Pascal Dupré, professeur des écoles, membre du C.A. du GRIP, explique dans une lettre destinée aux parents pourquoi il ne remplira pas la fiche d'attestation de compétences. 

Madame, Monsieur,

 

 Nous arrivons en fin d'année scolaire et il est temps pour moi, comme pour mes collègues, de faire le bilan annuel du travail de votre enfant. L'administration me demande de vous communiquer la page d'attestation de compétences ci-jointe après l'avoir remplie (note de service n° 2012-154 du 24-9-2012).

 

 Je me dois donc de la porter à votre connaissance. Toutefois, pour des raisons qui touchent à ma conception du métier de professeur des écoles, je ne la remplirai pas.

 

 Depuis plusieurs années, la nature même de ce métier a été affectée par une « évaluationnite » aiguë, fondée sur les « compétences », qui a détourné l'école de sa mission d'instruction.

 

 Traditionnellement, le métier d’instituteur consistait pour une part à apprécier régulièrement par une note la réussite de ses élèves – et par là même l’efficacité de son enseignement – à l’occasion d’exercices ponctuels comme les dictées, les résolutions de problèmes, et tous autres exercices mobilisant des connaissances répertoriées dans le programme. À ce mode d’évaluation, compréhensible par tous, s'est substituée une évaluation par compétences, dénuée de sens, et graduée dans un premier temps en quatre paliers : « non-acquis, en cours d'acquisition, à renforcer, acquis », puis en trois : « non acquis, en cours d'acquisition, acquis ». C’était le temps de l’ancien livret compétentiel avec ses 110 cases à cocher, vite appelé « l’usine à cases. »
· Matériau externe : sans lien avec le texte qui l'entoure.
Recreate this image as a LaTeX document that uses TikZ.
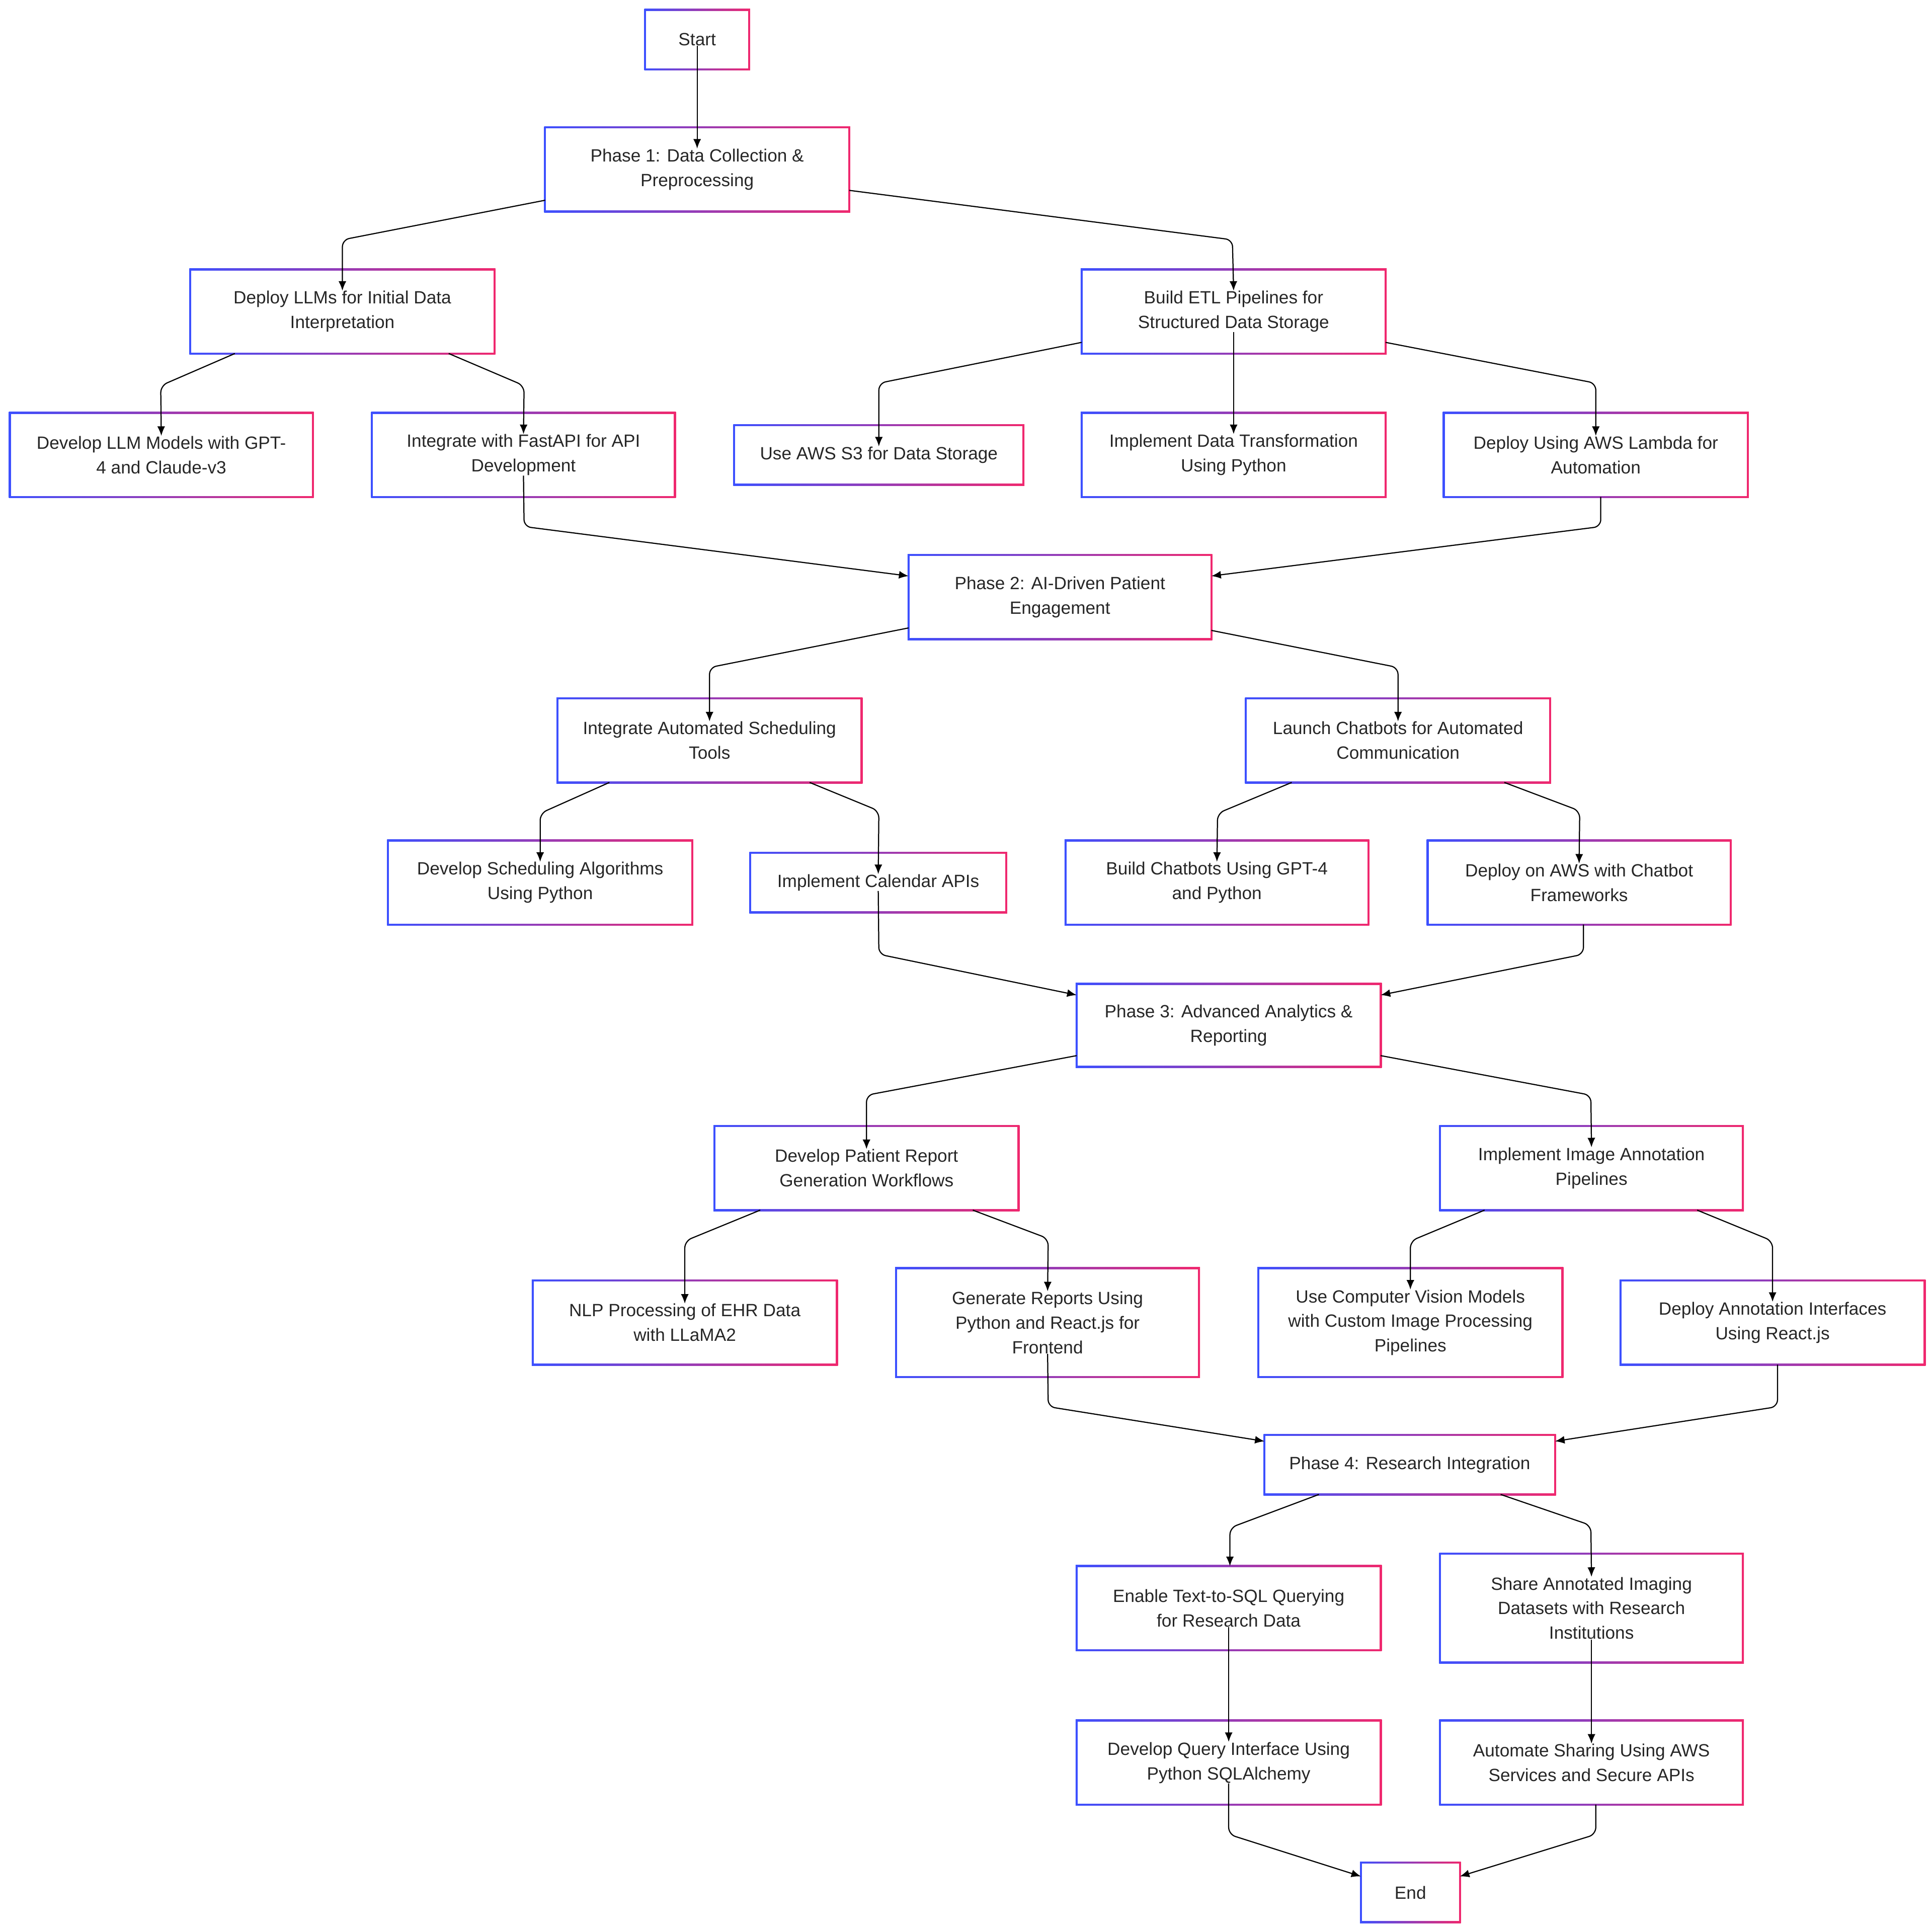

 Aujourd’hui, l’institution, sans doute dans une louable volonté de simplification, ne nous demande plus que d’apposer une date en face de chacune des sept compétences retenues par elle pour mesurer la réussite de votre enfant :

 Maîtrise de la langue française

 Pratique d'une langue vivante étrangère

 Principaux éléments de mathématiques

 Culture scientifique et technologique

 Maîtrise des techniques usuelles de l'information et de la communication

 Culture humaniste

 Compétences sociales et civiques

 Autonomie et initiative

 

 Il est donc désormais en mon pouvoir de décréter d'un coup de tampon dateur que votre enfant « maîtrise la langue française » depuis le 15 juin 2013, même s’il oublie ou inverse des lettres, néglige les accords grammaticaux, confond l'infinitif et le participe passé, le futur et le conditionnel... Le ministère précisant que la validation de la compétence concerne les élèves « ne rencontrant pas de difficultés particulières » chacun sera rassuré. En effet, les difficultés que je viens de citer n'ont rien de « particulier » : elles ne sauraient justifier que je m’abstienne du coup de tampon préconisé !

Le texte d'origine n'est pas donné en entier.